The caucus meetings later moved to publicly accessible places and became larger in attendance. Accessibility seems negotiable; in 2008, our precinct caucus was held at Nova High School, which has a number of steps leading up to the front doors. We had a voter in a wheelchair who was understandably upset. With no accessible entrance to the main building, we were moved to a portable on the school grounds. The portable held about a dozen people, and our leader had to stand at the door to the portable to address the large crowd that could not get in. Fortunately, it was a warm day; if it had been raining, there might have been a revolution.
At some point, we lost the ability to discuss any issues due to the large numbers of attendees. In retrospect, we probably should have gone to the primary system then, as we had lost the “town hall’ aspect of the meetings. But with a primary, we stand to lose the democratic electing of delegates to the next level. If the choice of delegates is transferred to the party “bosses,” the average person has no chance of becoming a delegate. It will always fall to the long-time party members who have paid their dues (both financially and in time, attending endless meetings). It is this piece that needs to be looked at; many young people were able to be delegates in this current caucus system, flawed as it is.
Those who had to work or had physical issues in getting to the caucus were able to vote on “surrogate” forms, IF they applied a week ahead. This was an improvement over past caucuses.
Our lower Leschi precincts met at Leschi School, and it was crowded with not enough seats, and the available seats were designed for little bodies. I felt sorry for those holding small children and for the older folks who find it difficult to stand for long periods or to bend their bodies into the shape of a “little person.” Resolutions were collected, but not discussed. Hearing instructions must have been difficult with at least five precincts convening in one large room. I felt bad for the handful of folks who came after it was all over, not understanding that it was different from a “voting” day.
The 37th District caucus had its own problems. With hundreds of folks lined up outside to sign in (it was sunny and 80 degrees!) one would hope that signing in was all they had to do, but NO! Someone decided to add several demographic questions to the form, which took time and even raised concerns. Some folks felt that adding their birthdate opened themselves to identity theft. The sign–in table should have been streamlined to add some semblance of efficiency to an impossible situation.
Obviously, a limited number of folks are willing to subject themselves to this system, but how do we fare in a primary? It’s easier to mail in a ballot, but in King County, the August 2015 primary brought in 295,067 ballots from a total of 1,183,771 registered voters (25 %). In our own District 3, we fared somewhat better: 23,275 ballots were submitted for 62,821 registered voters (37 %). Pathetic.
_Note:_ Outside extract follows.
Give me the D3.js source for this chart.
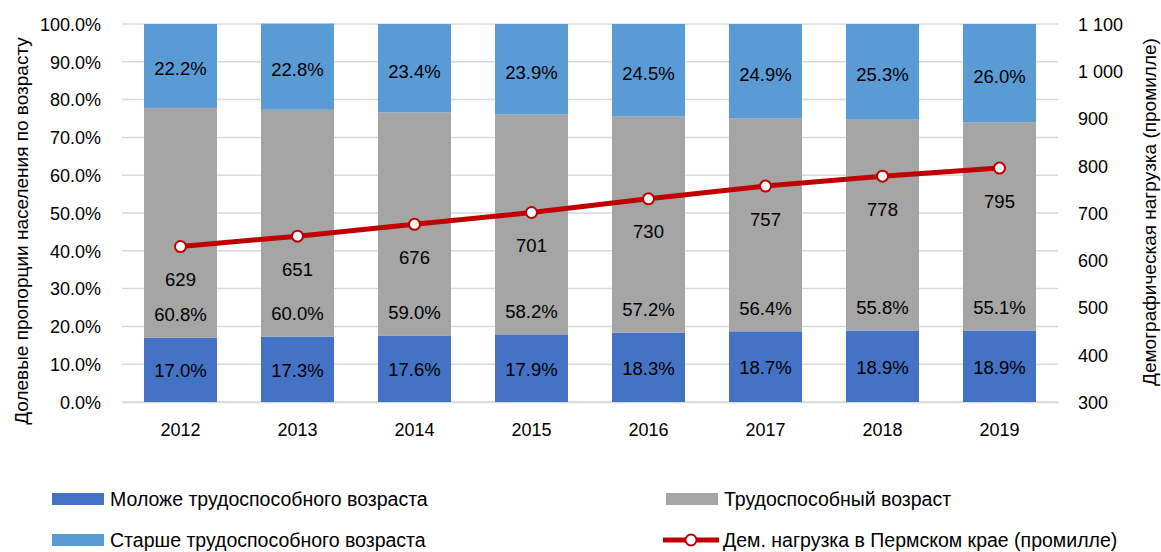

And what about these Super-delegates? I understand that the party powers-that-be don’t really trust the electorate to make a wise (read ”winning”) choice, but this is truly undemocratic. The Democratic super-delegates in Washington are not voting for the person who “won” in the caucus system; they all support the candidate with the smaller number of votes. So, is this the choice of the people?
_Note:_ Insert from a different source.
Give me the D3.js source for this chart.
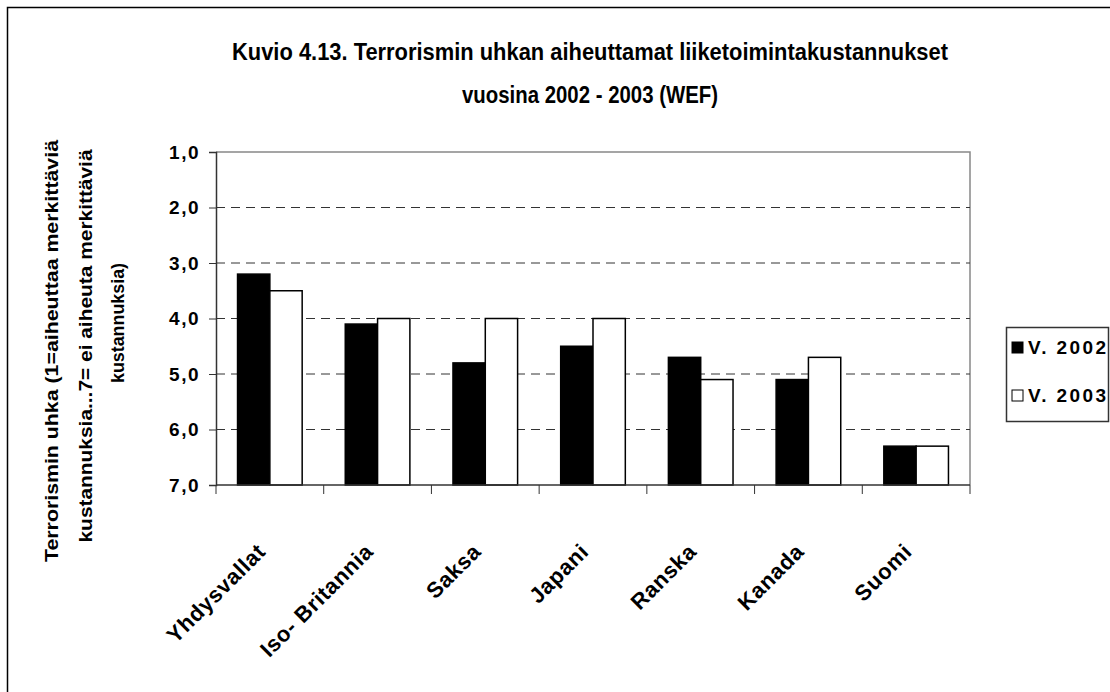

I also don’t understand why voting rules and regulations aren’t consistent across the country. When you move to a different state, you have to learn the new rules and if you don’t learn them, you may find yourself unable to vote in a closed primary. The idea of Federal voting rules probably makes the states’ righters livid, but we are one country and supposedly we each get a vote (except for super-delegates who get more than one vote) so why make it so hard?
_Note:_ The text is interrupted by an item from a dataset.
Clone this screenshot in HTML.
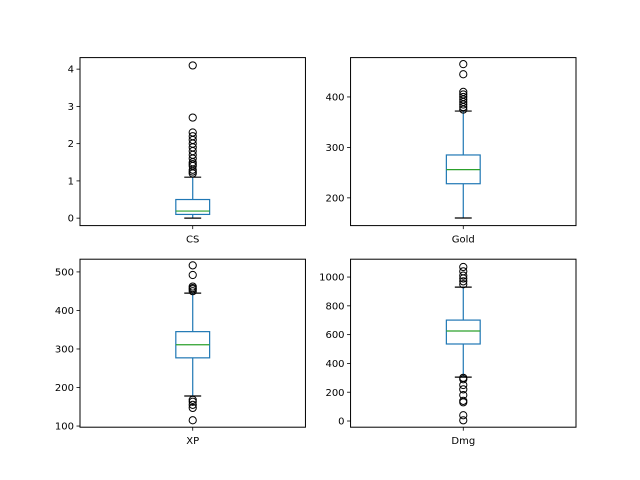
<!DOCTYPE html>
<html><head><meta charset="utf-8"><style>body{margin:0;background:#fff}svg{display:block;font-family:"DejaVu Sans","Liberation Sans",sans-serif}</style></head>
<body>
<svg id="c" width="640" height="480" viewBox="0 0 640 480"></svg>
<script>
const titles = ["CS","Gold","XP","Dmg"];
const q1s = [0.1, 228, 277, 535];
const medians = [0.19, 256, 311, 625];
const q3s = [0.5, 285, 345, 701];
const whiskLo = [0, 160, 178, 305];
const whiskHi = [1.1, 372, 445, 930];
const outliers = [
  [4.1,2.7,2.3,2.2,2.1,2.0,1.9,1.8,1.7,1.6,1.5,1.45,1.4,1.3,1.25,1.2],
  [465,445,410,405,400,395,390,385,380,375],
  [517,492,462,458,455,450,168,163,155,147,115],
  [1070,1040,1010,990,970,950,300,290,250,220,180,140,130,40,5]
];
const yMins = [-0.2, 145, 97, -43];
const yMaxs = [4.31, 478, 533, 1124];
const ticks = [[0,1,2,3,4],[200,300,400],[100,200,300,400,500],[0,200,400,600,800,1000]];
const NS="http://www.w3.org/2000/svg";
const svg=document.getElementById('c');
function mk(tag,attrs,parent){const e=document.createElementNS(NS,tag);for(const k in attrs)e.setAttribute(k,attrs[k]);(parent||svg).appendChild(e);return e;}
const axW=225.45, axH=168;
const lefts=[80,350.55,80,350.55], tops=[57.6,57.6,259.2,259.2];
for(let i=0;i<4;i++){
  const L=lefts[i],T=tops[i];
  const g=mk('g',{});
  
  
  const y=v=>T+axH-(v-yMins[i])/(yMaxs[i]-yMins[i])*axH;
  const cx=L+axW/2, bw=axW*0.15, cw=bw/2;
  const wl=mk('path',{d:`M${cx} ${y(q1s[i])}V${y(whiskLo[i])}M${cx} ${y(q3s[i])}V${y(whiskHi[i])}`,stroke:'#1f77b4','stroke-width':1.2,fill:'none'},g);
  
  
  const cap=mk('path',{d:`M${cx-cw/2} ${y(whiskLo[i])}H${cx+cw/2}M${cx-cw/2} ${y(whiskHi[i])}H${cx+cw/2}`,stroke:'#000','stroke-width':1.2},g);
  
  
  const box=mk('rect',{x:cx-bw/2,y:y(q3s[i]),width:bw,height:y(q1s[i])-y(q3s[i]),fill:'none',stroke:'#1f77b4','stroke-width':1.2},g);
  
  
  const med=mk('line',{x1:cx-bw/2,x2:cx+bw/2,y1:y(medians[i]),y2:y(medians[i]),stroke:'#2ca02c','stroke-width':1.2},g);
  
  
  outliers[i].forEach(v=>{
    const c=mk('circle',{cx:cx,cy:y(v),r:3.6,fill:'none',stroke:'#000','stroke-width':1},g);
    
    
  });
  const fr=mk('rect',{x:L,y:T,width:axW,height:axH,fill:'none',stroke:'#000','stroke-width':1},g);
  
  
  ticks[i].forEach(t=>{
    const ty=y(t);
    mk('line',{x1:L-3.5,x2:L,y1:ty,y2:ty,stroke:'#000','stroke-width':0.8},g);
    const tx=mk('text',{x:L-6,y:ty+3.6,'text-anchor':'end','font-size':10,fill:'#000'},g);
    tx.textContent=t;
    
    
  });
  mk('line',{x1:cx,x2:cx,y1:T+axH,y2:T+axH+3.5,stroke:'#000','stroke-width':0.8},g);
  const xl=mk('text',{x:cx,y:T+axH+17,'text-anchor':'middle','font-size':10,fill:'#000'},g);
  xl.textContent=titles[i];
  
  
}
</script>
</body></html>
Why not make it easy for folks by adopting the best, most inclusive rules from across the country and adopt them for all 50 states. And make it impossible to purge folks from the voter rolls without advance notice and the chance to appeal. We have seen this in Florida in 2004 and again this year in New York for 165,000 voters. That’s enough votes to turn an election. Maybe our elections need an international team of observers.